Exactly the lines between the line containing "Output the web" and the line containing "const labelsAPt = [1.02, 0.671, 0.409];", together with those two lines, are to be output.
[start]
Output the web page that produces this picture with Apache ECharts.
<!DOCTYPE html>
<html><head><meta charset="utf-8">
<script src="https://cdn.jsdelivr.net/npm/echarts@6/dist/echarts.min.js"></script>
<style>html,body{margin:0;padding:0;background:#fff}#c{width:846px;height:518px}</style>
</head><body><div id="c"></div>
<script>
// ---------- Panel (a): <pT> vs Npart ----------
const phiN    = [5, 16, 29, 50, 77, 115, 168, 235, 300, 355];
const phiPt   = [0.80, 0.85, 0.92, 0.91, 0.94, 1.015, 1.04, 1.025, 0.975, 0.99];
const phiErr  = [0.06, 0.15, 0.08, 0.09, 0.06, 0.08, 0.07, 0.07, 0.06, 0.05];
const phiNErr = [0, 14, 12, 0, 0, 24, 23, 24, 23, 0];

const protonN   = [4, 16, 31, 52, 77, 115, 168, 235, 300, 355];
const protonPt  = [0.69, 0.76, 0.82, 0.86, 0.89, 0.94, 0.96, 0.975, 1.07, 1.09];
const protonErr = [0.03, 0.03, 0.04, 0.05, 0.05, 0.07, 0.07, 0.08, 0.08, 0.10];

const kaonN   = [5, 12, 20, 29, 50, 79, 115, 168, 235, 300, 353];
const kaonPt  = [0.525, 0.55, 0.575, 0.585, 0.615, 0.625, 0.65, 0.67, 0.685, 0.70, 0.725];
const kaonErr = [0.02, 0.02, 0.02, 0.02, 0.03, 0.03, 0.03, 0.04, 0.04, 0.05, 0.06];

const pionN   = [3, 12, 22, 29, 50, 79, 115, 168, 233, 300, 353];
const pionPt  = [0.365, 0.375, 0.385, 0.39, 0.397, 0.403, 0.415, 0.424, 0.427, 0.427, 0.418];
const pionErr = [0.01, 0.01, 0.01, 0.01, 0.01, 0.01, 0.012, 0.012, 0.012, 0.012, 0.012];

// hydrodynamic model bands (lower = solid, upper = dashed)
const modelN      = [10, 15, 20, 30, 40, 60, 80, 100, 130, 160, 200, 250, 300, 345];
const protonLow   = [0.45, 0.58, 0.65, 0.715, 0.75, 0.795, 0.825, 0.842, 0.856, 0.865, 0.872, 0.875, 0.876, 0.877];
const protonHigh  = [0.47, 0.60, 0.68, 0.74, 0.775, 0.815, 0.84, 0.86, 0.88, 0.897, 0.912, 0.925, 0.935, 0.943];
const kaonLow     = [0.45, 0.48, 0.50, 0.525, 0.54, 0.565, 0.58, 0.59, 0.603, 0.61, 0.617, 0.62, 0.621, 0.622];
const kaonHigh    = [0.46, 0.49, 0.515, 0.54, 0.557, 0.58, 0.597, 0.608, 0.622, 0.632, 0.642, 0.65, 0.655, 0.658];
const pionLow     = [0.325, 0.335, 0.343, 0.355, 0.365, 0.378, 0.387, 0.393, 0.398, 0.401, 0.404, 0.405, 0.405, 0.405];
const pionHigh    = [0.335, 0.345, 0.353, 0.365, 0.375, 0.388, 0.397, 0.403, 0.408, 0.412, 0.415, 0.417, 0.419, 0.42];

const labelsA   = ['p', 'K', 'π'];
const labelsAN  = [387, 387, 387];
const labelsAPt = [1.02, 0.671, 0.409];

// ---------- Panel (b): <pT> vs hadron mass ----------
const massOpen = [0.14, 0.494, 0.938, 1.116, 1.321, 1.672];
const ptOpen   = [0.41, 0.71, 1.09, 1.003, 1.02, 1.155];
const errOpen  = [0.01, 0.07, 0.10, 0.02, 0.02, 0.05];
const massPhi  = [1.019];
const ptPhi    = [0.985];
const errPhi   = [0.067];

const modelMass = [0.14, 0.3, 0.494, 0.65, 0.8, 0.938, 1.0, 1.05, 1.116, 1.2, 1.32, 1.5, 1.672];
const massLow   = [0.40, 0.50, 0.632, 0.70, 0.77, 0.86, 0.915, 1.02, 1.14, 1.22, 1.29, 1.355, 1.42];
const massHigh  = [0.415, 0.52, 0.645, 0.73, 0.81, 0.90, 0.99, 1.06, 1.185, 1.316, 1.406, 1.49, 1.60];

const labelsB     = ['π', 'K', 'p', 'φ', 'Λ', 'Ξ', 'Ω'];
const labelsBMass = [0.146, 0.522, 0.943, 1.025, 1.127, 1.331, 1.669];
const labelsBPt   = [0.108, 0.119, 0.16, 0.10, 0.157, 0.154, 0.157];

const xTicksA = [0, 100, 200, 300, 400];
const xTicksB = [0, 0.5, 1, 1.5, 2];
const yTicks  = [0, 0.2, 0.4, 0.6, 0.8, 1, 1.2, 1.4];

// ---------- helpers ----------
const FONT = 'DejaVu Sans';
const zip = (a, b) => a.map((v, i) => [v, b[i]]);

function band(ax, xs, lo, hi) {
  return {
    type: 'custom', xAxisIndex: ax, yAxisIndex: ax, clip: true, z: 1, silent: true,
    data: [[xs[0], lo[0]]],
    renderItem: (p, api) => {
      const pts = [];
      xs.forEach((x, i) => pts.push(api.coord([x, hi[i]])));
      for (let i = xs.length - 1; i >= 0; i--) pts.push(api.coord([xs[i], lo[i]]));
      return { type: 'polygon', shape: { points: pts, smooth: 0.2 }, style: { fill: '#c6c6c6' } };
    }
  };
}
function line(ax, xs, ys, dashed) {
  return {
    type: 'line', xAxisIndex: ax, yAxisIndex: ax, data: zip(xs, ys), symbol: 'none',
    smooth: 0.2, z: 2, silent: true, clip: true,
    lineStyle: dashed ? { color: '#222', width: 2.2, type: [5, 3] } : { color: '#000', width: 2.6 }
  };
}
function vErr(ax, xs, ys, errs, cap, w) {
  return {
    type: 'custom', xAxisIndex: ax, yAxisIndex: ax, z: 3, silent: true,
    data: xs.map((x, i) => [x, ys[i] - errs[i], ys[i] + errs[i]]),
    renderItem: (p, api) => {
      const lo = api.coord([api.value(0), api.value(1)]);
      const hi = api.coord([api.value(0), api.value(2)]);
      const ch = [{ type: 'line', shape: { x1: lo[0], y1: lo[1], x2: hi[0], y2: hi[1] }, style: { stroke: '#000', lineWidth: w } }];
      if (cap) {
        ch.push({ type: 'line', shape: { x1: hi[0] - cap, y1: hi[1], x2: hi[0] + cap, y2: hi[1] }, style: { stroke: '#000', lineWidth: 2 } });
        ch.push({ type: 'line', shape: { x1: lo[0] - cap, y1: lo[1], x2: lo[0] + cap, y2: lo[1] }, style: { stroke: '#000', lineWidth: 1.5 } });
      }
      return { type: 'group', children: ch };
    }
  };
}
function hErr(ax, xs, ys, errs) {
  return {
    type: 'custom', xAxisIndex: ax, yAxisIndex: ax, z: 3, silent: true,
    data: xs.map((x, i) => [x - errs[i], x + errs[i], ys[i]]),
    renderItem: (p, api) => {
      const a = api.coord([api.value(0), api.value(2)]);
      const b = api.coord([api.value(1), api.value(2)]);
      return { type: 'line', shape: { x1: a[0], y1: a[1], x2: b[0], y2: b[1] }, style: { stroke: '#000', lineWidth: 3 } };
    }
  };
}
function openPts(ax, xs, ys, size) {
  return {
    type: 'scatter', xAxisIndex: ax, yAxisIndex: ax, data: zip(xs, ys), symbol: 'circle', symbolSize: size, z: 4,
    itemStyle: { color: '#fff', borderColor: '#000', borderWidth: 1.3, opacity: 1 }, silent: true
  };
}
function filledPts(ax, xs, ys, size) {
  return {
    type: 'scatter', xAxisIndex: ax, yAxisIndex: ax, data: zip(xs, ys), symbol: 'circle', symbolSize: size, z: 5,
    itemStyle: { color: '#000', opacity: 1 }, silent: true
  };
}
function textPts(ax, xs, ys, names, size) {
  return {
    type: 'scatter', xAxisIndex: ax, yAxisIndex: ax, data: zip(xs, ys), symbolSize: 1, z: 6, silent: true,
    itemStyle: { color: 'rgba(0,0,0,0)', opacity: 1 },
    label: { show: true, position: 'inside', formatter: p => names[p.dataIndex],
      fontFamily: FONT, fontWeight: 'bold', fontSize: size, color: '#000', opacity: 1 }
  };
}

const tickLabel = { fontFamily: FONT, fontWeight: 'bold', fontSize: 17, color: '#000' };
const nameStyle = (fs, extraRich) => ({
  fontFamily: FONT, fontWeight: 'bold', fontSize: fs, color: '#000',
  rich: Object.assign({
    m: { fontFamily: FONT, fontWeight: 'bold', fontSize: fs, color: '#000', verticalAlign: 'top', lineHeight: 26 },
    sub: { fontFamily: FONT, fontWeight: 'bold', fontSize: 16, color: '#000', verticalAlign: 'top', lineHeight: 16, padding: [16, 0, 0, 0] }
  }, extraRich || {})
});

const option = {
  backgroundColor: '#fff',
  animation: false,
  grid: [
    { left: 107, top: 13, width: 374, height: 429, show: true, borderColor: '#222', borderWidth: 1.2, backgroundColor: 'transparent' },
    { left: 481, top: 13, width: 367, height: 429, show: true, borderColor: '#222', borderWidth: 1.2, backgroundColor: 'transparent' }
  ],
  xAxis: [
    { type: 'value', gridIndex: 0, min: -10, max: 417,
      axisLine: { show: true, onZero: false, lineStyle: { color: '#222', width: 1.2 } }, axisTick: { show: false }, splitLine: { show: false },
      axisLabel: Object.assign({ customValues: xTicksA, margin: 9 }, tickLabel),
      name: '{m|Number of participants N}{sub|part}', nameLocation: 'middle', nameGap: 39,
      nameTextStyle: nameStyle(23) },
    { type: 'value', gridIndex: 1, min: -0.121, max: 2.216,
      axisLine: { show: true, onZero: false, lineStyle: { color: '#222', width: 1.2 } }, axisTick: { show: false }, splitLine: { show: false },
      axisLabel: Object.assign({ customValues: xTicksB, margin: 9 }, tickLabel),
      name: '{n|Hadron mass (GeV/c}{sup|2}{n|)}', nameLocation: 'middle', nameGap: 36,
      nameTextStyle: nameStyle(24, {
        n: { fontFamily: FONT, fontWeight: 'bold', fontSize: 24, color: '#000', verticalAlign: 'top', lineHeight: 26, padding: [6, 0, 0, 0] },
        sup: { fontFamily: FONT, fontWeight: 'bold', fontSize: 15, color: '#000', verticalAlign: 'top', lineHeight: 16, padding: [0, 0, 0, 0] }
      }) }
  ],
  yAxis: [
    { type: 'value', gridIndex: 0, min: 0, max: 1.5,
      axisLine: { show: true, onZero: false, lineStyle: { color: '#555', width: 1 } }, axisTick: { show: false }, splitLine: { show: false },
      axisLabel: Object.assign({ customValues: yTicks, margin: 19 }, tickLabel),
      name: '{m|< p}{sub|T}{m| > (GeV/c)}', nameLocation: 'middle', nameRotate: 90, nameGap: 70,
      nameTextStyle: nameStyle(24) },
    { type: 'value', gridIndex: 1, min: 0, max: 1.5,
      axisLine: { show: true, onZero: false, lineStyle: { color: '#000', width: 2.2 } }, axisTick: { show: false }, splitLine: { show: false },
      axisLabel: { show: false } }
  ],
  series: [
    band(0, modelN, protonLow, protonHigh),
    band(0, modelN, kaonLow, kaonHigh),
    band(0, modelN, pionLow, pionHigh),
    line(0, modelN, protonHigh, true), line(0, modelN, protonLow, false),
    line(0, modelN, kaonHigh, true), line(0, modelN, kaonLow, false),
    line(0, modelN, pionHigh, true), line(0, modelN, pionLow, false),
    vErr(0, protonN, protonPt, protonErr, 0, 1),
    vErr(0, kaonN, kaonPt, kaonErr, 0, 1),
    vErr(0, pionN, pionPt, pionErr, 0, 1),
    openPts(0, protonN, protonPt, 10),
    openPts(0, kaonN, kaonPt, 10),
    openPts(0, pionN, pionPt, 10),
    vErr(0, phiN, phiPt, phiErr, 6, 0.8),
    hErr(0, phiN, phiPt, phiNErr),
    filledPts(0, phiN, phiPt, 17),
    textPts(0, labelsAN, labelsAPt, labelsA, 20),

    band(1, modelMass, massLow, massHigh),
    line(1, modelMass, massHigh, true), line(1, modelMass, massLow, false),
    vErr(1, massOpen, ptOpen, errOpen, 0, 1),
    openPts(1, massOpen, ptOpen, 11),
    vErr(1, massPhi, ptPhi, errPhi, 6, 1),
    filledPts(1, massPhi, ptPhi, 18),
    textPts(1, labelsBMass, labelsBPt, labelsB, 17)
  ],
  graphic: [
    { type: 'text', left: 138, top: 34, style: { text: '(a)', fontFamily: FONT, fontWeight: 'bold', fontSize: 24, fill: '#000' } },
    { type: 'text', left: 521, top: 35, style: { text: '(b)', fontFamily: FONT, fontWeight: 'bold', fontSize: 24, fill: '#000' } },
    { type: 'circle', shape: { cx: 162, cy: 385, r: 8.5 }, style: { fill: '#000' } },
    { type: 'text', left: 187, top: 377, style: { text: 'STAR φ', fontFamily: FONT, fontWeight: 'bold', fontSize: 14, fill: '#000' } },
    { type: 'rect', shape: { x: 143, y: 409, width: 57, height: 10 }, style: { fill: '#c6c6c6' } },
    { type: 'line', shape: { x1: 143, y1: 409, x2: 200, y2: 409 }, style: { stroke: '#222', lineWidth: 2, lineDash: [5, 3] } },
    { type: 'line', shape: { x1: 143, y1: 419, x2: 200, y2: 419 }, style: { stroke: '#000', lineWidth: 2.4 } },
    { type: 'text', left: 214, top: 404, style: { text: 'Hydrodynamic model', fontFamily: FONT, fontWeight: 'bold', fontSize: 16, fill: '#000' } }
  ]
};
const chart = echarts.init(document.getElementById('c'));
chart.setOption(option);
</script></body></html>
[end]
[start]
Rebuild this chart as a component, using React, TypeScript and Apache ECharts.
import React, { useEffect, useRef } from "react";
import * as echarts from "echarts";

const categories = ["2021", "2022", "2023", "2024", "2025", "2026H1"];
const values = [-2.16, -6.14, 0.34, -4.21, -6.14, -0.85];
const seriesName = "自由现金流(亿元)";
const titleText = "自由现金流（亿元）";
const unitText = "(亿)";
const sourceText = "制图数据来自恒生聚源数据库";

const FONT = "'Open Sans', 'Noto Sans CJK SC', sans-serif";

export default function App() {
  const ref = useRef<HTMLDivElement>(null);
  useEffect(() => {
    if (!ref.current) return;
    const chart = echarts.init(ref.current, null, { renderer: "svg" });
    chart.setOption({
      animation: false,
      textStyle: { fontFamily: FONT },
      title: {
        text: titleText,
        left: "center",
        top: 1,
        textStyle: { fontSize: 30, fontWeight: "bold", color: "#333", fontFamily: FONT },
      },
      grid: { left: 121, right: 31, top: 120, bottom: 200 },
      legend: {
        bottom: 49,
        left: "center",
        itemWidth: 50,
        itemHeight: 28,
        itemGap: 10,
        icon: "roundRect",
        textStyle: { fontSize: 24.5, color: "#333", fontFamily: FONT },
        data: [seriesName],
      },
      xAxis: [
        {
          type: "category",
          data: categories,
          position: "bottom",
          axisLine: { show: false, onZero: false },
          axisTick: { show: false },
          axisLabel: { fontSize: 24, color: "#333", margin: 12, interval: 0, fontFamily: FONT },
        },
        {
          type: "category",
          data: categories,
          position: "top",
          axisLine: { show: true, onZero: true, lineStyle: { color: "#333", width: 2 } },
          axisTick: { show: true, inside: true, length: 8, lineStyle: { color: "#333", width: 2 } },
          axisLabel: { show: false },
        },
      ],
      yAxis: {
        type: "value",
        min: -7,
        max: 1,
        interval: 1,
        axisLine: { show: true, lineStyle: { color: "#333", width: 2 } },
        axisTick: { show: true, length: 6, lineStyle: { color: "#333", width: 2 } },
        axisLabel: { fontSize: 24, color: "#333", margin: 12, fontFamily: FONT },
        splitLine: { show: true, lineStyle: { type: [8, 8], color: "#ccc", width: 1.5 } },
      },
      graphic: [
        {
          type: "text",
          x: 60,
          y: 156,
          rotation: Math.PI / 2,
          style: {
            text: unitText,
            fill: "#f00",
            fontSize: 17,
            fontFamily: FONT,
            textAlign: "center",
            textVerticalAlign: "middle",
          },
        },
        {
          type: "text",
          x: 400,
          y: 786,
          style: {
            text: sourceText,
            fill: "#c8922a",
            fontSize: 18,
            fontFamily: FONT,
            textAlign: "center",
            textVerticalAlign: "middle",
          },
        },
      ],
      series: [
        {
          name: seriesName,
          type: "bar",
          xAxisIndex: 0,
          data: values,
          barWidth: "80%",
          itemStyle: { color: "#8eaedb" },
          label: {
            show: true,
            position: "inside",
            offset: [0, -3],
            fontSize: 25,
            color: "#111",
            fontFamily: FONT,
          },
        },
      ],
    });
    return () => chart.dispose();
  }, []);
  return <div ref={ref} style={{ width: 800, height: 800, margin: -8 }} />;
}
[end]
[start]
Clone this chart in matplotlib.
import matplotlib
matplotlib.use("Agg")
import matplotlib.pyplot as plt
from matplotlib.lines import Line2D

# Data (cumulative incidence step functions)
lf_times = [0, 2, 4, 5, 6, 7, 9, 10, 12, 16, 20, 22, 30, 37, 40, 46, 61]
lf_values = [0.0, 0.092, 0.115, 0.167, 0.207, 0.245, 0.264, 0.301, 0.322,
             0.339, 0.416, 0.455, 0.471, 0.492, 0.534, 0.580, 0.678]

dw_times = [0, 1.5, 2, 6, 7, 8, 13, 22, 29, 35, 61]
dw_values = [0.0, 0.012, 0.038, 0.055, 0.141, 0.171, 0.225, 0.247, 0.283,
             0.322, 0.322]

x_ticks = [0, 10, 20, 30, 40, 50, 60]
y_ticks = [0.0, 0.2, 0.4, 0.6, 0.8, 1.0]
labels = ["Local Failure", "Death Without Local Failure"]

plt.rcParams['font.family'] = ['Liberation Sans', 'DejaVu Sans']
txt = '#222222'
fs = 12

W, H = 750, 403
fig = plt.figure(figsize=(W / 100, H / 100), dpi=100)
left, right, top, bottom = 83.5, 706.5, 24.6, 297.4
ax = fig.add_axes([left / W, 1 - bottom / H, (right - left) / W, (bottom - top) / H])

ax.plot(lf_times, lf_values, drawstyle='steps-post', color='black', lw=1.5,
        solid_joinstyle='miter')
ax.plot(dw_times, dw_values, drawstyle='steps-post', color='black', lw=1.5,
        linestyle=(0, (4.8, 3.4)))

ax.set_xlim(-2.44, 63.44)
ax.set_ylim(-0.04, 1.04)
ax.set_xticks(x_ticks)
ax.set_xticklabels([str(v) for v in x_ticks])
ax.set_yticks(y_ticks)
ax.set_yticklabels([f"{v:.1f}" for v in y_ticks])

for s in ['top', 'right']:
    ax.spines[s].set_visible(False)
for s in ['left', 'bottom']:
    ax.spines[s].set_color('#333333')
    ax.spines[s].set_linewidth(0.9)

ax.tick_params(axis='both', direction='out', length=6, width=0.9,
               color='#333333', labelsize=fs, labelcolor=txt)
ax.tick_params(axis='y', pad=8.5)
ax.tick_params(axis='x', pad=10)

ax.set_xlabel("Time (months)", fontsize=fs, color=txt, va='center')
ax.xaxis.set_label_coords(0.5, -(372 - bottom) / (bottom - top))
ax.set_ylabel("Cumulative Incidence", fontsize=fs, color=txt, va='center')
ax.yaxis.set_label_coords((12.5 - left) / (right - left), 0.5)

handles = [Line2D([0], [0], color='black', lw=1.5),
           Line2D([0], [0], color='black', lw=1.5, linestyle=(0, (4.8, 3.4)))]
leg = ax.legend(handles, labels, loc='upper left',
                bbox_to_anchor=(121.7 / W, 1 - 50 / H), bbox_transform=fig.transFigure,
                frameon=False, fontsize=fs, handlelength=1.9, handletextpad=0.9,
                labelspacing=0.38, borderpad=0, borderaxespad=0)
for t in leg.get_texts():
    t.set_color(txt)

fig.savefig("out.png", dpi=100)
[end]
- [Expected output]
Output the web page that produces this picture with Apache ECharts.
<!DOCTYPE html>
<html><head><meta charset="utf-8">
<script src="https://cdn.jsdelivr.net/npm/echarts@6/dist/echarts.min.js"></script>
<style>html,body{margin:0;padding:0;background:#fff}#c{width:846px;height:518px}</style>
</head><body><div id="c"></div>
<script>
// ---------- Panel (a): <pT> vs Npart ----------
const phiN    = [5, 16, 29, 50, 77, 115, 168, 235, 300, 355];
const phiPt   = [0.80, 0.85, 0.92, 0.91, 0.94, 1.015, 1.04, 1.025, 0.975, 0.99];
const phiErr  = [0.06, 0.15, 0.08, 0.09, 0.06, 0.08, 0.07, 0.07, 0.06, 0.05];
const phiNErr = [0, 14, 12, 0, 0, 24, 23, 24, 23, 0];

const protonN   = [4, 16, 31, 52, 77, 115, 168, 235, 300, 355];
const protonPt  = [0.69, 0.76, 0.82, 0.86, 0.89, 0.94, 0.96, 0.975, 1.07, 1.09];
const protonErr = [0.03, 0.03, 0.04, 0.05, 0.05, 0.07, 0.07, 0.08, 0.08, 0.10];

const kaonN   = [5, 12, 20, 29, 50, 79, 115, 168, 235, 300, 353];
const kaonPt  = [0.525, 0.55, 0.575, 0.585, 0.615, 0.625, 0.65, 0.67, 0.685, 0.70, 0.725];
const kaonErr = [0.02, 0.02, 0.02, 0.02, 0.03, 0.03, 0.03, 0.04, 0.04, 0.05, 0.06];

const pionN   = [3, 12, 22, 29, 50, 79, 115, 168, 233, 300, 353];
const pionPt  = [0.365, 0.375, 0.385, 0.39, 0.397, 0.403, 0.415, 0.424, 0.427, 0.427, 0.418];
const pionErr = [0.01, 0.01, 0.01, 0.01, 0.01, 0.01, 0.012, 0.012, 0.012, 0.012, 0.012];

// hydrodynamic model bands (lower = solid, upper = dashed)
const modelN      = [10, 15, 20, 30, 40, 60, 80, 100, 130, 160, 200, 250, 300, 345];
const protonLow   = [0.45, 0.58, 0.65, 0.715, 0.75, 0.795, 0.825, 0.842, 0.856, 0.865, 0.872, 0.875, 0.876, 0.877];
const protonHigh  = [0.47, 0.60, 0.68, 0.74, 0.775, 0.815, 0.84, 0.86, 0.88, 0.897, 0.912, 0.925, 0.935, 0.943];
const kaonLow     = [0.45, 0.48, 0.50, 0.525, 0.54, 0.565, 0.58, 0.59, 0.603, 0.61, 0.617, 0.62, 0.621, 0.622];
const kaonHigh    = [0.46, 0.49, 0.515, 0.54, 0.557, 0.58, 0.597, 0.608, 0.622, 0.632, 0.642, 0.65, 0.655, 0.658];
const pionLow     = [0.325, 0.335, 0.343, 0.355, 0.365, 0.378, 0.387, 0.393, 0.398, 0.401, 0.404, 0.405, 0.405, 0.405];
const pionHigh    = [0.335, 0.345, 0.353, 0.365, 0.375, 0.388, 0.397, 0.403, 0.408, 0.412, 0.415, 0.417, 0.419, 0.42];

const labelsA   = ['p', 'K', 'π'];
const labelsAN  = [387, 387, 387];
const labelsAPt = [1.02, 0.671, 0.409];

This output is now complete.